We can look back and see how faithfully God has acted in this place during the past fifteen years. This should cause all of us to stop and stand in amazement and awe. What will the next fifteen years hold for Britton Christian Church? I have no clue what the details of the next fifteen years will look like. Those who will be here fifteen years from now will have to look back and tell the story of God’s faithfulness. I can tell you that what He has called us to do for the past fifteen years we are to continue. There are three things that are quite evident:
First, we are to teach the Word of God. There is no substitute for the Word of God. Cutting edge programs are fine, but they are not a substitute for the plain teaching of the Word of God. Beautiful facilities are, well beautiful, but they are no substitute for the teaching of the Word of God. God has called us to teach His Word. This truth is confirmed to me over and over again as I talk to people who come to visit this church. I am increasingly hearing, “We love our church, but our pastor just tells stories. He tells them with charisma and passion, but we want to hear the Word of God.” We must teach God’s Word.

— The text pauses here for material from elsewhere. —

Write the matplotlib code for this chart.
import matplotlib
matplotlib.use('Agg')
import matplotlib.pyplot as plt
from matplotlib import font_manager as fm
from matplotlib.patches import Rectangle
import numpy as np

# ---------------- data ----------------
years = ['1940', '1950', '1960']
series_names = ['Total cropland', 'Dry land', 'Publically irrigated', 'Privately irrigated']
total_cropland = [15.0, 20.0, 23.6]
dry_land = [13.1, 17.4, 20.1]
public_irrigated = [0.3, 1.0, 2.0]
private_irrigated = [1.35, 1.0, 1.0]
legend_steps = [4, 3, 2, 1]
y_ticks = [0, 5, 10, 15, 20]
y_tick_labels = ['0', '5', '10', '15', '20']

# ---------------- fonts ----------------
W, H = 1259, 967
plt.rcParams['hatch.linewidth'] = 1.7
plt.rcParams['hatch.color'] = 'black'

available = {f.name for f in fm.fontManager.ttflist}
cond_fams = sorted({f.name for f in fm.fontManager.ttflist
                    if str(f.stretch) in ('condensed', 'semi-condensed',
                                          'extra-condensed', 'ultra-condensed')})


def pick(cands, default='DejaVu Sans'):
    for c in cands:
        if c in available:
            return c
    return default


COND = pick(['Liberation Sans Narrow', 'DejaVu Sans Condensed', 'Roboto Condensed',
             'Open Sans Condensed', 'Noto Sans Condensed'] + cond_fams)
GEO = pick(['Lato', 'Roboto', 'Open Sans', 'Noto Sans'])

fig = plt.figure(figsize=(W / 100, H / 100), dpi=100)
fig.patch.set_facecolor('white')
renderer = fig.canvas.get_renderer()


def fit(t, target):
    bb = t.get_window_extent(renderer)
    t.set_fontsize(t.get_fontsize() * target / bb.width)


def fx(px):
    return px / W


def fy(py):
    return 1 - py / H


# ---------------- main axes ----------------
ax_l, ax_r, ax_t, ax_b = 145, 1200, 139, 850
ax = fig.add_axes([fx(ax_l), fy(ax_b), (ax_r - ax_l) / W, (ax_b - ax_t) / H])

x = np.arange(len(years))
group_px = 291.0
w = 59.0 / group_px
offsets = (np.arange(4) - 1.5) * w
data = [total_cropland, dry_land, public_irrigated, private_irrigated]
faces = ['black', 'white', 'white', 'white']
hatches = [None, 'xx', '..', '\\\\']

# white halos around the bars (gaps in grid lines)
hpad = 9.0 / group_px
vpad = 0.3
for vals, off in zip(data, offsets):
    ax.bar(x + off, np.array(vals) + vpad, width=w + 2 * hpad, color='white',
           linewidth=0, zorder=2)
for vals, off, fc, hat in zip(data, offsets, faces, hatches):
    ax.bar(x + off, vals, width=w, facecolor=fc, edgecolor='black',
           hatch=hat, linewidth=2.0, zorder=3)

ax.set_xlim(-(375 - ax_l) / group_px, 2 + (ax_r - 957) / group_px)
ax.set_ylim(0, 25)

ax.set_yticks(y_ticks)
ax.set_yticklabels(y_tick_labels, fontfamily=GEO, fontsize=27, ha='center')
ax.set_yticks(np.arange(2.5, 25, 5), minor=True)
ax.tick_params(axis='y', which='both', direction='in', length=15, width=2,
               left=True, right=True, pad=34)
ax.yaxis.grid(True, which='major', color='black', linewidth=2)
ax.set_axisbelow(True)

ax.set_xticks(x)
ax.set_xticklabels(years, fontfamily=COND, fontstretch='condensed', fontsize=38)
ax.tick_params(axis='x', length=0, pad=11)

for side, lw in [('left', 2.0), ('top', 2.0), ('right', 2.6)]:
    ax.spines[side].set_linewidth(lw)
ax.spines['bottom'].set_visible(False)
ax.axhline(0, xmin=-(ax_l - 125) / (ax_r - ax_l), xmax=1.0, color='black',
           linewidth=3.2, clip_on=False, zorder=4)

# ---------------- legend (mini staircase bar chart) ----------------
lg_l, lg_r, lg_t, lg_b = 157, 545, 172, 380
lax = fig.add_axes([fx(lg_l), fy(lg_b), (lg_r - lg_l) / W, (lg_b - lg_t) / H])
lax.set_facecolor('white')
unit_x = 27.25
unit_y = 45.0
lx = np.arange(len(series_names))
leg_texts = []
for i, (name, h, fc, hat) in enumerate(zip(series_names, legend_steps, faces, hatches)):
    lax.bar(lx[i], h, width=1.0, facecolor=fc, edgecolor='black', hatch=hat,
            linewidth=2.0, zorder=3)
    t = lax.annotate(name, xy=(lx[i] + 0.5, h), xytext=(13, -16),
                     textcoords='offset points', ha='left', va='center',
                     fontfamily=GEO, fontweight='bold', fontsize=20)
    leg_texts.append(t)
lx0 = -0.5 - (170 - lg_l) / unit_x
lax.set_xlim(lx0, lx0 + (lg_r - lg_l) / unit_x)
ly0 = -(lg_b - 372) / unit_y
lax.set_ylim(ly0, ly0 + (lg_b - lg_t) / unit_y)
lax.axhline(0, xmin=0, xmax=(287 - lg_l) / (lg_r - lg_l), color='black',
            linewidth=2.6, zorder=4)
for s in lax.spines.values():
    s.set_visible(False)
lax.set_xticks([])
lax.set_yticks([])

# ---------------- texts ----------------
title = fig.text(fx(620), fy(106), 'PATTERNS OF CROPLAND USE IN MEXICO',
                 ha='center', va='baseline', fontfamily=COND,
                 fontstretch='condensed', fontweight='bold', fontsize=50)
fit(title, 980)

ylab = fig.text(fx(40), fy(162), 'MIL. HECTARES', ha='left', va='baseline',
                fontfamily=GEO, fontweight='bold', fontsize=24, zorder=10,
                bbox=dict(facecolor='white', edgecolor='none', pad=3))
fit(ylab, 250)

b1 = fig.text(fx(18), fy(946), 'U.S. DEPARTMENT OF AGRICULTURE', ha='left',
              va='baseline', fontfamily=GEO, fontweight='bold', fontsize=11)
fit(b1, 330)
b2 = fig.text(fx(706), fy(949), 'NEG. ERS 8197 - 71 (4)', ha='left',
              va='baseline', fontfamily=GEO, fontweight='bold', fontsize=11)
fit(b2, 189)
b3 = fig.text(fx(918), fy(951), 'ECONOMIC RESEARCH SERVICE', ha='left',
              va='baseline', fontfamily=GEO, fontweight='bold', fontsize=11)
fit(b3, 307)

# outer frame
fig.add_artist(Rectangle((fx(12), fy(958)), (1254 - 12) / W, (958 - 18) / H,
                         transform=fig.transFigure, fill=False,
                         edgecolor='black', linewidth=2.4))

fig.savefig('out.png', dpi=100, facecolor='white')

Second, we are to be a house of prayer for all people. Fifteen years ago we began meeting on Sunday nights to seek the heart of God and tonight at 7:30 pm we will gather once again, just as we have for the past fifteen years, to seek the heart of God, to intercede for the needs of this church and community, to lay our burdens before His throne, and to listen to His voice.
There are not many folks who come to the “Sweet Hour of Prayer” but that is not my concern. Those who know the importance of prayer will continue to come and pour out their hearts before God’s glorious throne on behalf of each of you who are in need, for this church, and community.
Last of all, we are to reach out to the “least of these.” So many of the people who come through our doors during the week wouldn’t even think of attending a church. They feel like they don’t have the right clothes, their lives are a mess, and they don’t feel worthy to come to church. God has called us to reach out to them with the love, grace, and mercy of God so that they might know that it is not their worthiness that God is looking for—He is looking to redeem them by His worthiness, His glory, and His grace.
One of the unique aspects of Britton Christian Church is the diversity that God has developed here during the past fifteen years. It didn’t use to be this way. God has brought people from all walks of life, people of different shades and economic situations, people who have Ph.D’s and other folks who may or may not have a G.E.D., but I’ve come to realize that we have much more in common than we think.
I was teaching a Bible study on Wednesday night when I told the people in our study that many Christians look back at their life before they accepted Christ and they now view where they are as a badge of pride. Many Christians suffer from a terminal case of self-righteousness as they look around at people’s whose lives are messy and conclude that they are somehow different. At Britton Christian Church, as we study God’s Word, we see that we have much more in common as sinners saved by grace alone.
We are to reach out to the hungry, to the lost, those whose lives are messy with drugs, alcohol, promiscuity, and prison as part of their past and share with them the glorious grace of our Savior. Maybe you are one of those folks who has come here this morning and don’t feel like you “fit in” because of your past or your present messy circumstances. My friend, I want you to know that God’s grace is sufficient. He will forgive you of your sin and claim you as His child if you will just let Him in. Won’t you invite Jesus to come into your messy life and recreate you into the masterpiece He desires to make of your life?